Provided material:
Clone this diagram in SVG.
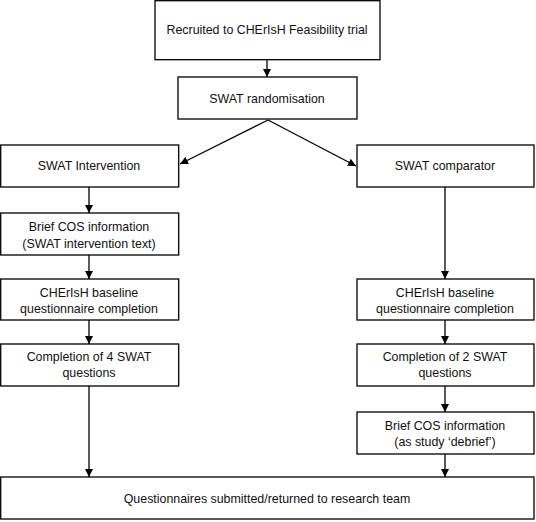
<svg xmlns="http://www.w3.org/2000/svg" width="536" height="522" viewBox="0 0 536 522">
<style>
.box{fill:#fff;stroke:#000;stroke-width:1.3}
.t{font-family:"Liberation Sans",Arial,sans-serif;font-size:12.4px;fill:#111;text-anchor:middle}
.c{stroke:#000;stroke-width:1.3;fill:none;marker-end:url(#ah)}
</style>
<defs>
<marker id="ah" viewBox="0 0 8 8" refX="8" refY="4" markerWidth="8" markerHeight="8" markerUnits="userSpaceOnUse" orient="auto">
<path d="M0,0 L8,4 L0,8 z" fill="#000"/>
</marker>
</defs>
<rect width="536" height="522" fill="#fff"/>
<g id="connectors">
<line class="c" x1="267" y1="60" x2="267" y2="77"/>
<line class="c" x1="268" y1="120" x2="180" y2="164"/>
<line class="c" x1="268" y1="120" x2="356" y2="166"/>
<line class="c" x1="89" y1="187" x2="89" y2="213"/>
<line class="c" x1="89" y1="255" x2="89" y2="279"/>
<line class="c" x1="89" y1="320" x2="89" y2="344"/>
<line class="c" x1="89" y1="386" x2="89" y2="477"/>
<line class="c" x1="445" y1="187" x2="445" y2="279"/>
<line class="c" x1="445" y1="320" x2="445" y2="344"/>
<line class="c" x1="445" y1="386" x2="445" y2="412"/>
<line class="c" x1="445" y1="454" x2="445" y2="477"/>
</g>
<g id="n1"><rect class="box" x="155" y="0.7" width="225" height="59"/><text class="t" x="267" y="34">Recruited to CHErIsH Feasibility trial</text></g>
<g id="n2"><rect class="box" x="178" y="77" width="179" height="42"/><text class="t" x="267" y="103">SWAT randomisation</text></g>
<g id="n3"><rect class="box" x="0.7" y="145" width="178" height="42"/><text class="t" x="89" y="170">SWAT Intervention</text></g>
<g id="n4"><rect class="box" x="357" y="145" width="177" height="42"/><text class="t" x="445" y="170">SWAT comparator</text></g>
<g id="n5"><rect class="box" x="0.7" y="213" width="178" height="42"/><text class="t" x="89" y="231">Brief COS information</text><text class="t" x="89" y="248">(SWAT intervention text)</text></g>
<g id="n6"><rect class="box" x="0.7" y="279" width="178" height="41"/><text class="t" x="89" y="297">CHErIsH baseline</text><text class="t" x="89" y="313">questionnaire completion</text></g>
<g id="n7"><rect class="box" x="0.7" y="344" width="178" height="42"/><text class="t" x="89" y="361">Completion of 4 SWAT</text><text class="t" x="89" y="377">questions</text></g>
<g id="n8"><rect class="box" x="357" y="279" width="177" height="41"/><text class="t" x="445" y="297">CHErIsH  baseline</text><text class="t" x="445" y="313">questionnaire completion</text></g>
<g id="n9"><rect class="box" x="357" y="344" width="177" height="42"/><text class="t" x="445" y="361">Completion of 2 SWAT</text><text class="t" x="445" y="377">questions</text></g>
<g id="n10"><rect class="box" x="357" y="412" width="177" height="42"/><text class="t" x="445" y="430">Brief COS information</text><text class="t" x="445" y="446">(as study ‘debrief’)</text></g>
<g id="n11"><rect class="box" x="0.7" y="477" width="533.3" height="42"/><text class="t" x="267" y="503">Questionnaires submitted/returned to research team</text></g>
</svg>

Do this:
Transcribe each line above verbatim, with the pictures left out.

Expected output:
Clone this diagram in SVG.
<svg xmlns="http://www.w3.org/2000/svg" width="536" height="522" viewBox="0 0 536 522">
<style>
.box{fill:#fff;stroke:#000;stroke-width:1.3}
.t{font-family:"Liberation Sans",Arial,sans-serif;font-size:12.4px;fill:#111;text-anchor:middle}
.c{stroke:#000;stroke-width:1.3;fill:none;marker-end:url(#ah)}
</style>
<defs>
<marker id="ah" viewBox="0 0 8 8" refX="8" refY="4" markerWidth="8" markerHeight="8" markerUnits="userSpaceOnUse" orient="auto">
<path d="M0,0 L8,4 L0,8 z" fill="#000"/>
</marker>
</defs>
<rect width="536" height="522" fill="#fff"/>
<g id="connectors">
<line class="c" x1="267" y1="60" x2="267" y2="77"/>
<line class="c" x1="268" y1="120" x2="180" y2="164"/>
<line class="c" x1="268" y1="120" x2="356" y2="166"/>
<line class="c" x1="89" y1="187" x2="89" y2="213"/>
<line class="c" x1="89" y1="255" x2="89" y2="279"/>
<line class="c" x1="89" y1="320" x2="89" y2="344"/>
<line class="c" x1="89" y1="386" x2="89" y2="477"/>
<line class="c" x1="445" y1="187" x2="445" y2="279"/>
<line class="c" x1="445" y1="320" x2="445" y2="344"/>
<line class="c" x1="445" y1="386" x2="445" y2="412"/>
<line class="c" x1="445" y1="454" x2="445" y2="477"/>
</g>
<g id="n1"><rect class="box" x="155" y="0.7" width="225" height="59"/><text class="t" x="267" y="34">Recruited to CHErIsH Feasibility trial</text></g>
<g id="n2"><rect class="box" x="178" y="77" width="179" height="42"/><text class="t" x="267" y="103">SWAT randomisation</text></g>
<g id="n3"><rect class="box" x="0.7" y="145" width="178" height="42"/><text class="t" x="89" y="170">SWAT Intervention</text></g>
<g id="n4"><rect class="box" x="357" y="145" width="177" height="42"/><text class="t" x="445" y="170">SWAT comparator</text></g>
<g id="n5"><rect class="box" x="0.7" y="213" width="178" height="42"/><text class="t" x="89" y="231">Brief COS information</text><text class="t" x="89" y="248">(SWAT intervention text)</text></g>
<g id="n6"><rect class="box" x="0.7" y="279" width="178" height="41"/><text class="t" x="89" y="297">CHErIsH baseline</text><text class="t" x="89" y="313">questionnaire completion</text></g>
<g id="n7"><rect class="box" x="0.7" y="344" width="178" height="42"/><text class="t" x="89" y="361">Completion of 4 SWAT</text><text class="t" x="89" y="377">questions</text></g>
<g id="n8"><rect class="box" x="357" y="279" width="177" height="41"/><text class="t" x="445" y="297">CHErIsH  baseline</text><text class="t" x="445" y="313">questionnaire completion</text></g>
<g id="n9"><rect class="box" x="357" y="344" width="177" height="42"/><text class="t" x="445" y="361">Completion of 2 SWAT</text><text class="t" x="445" y="377">questions</text></g>
<g id="n10"><rect class="box" x="357" y="412" width="177" height="42"/><text class="t" x="445" y="430">Brief COS information</text><text class="t" x="445" y="446">(as study ‘debrief’)</text></g>
<g id="n11"><rect class="box" x="0.7" y="477" width="533.3" height="42"/><text class="t" x="267" y="503">Questionnaires submitted/returned to research team</text></g>
</svg>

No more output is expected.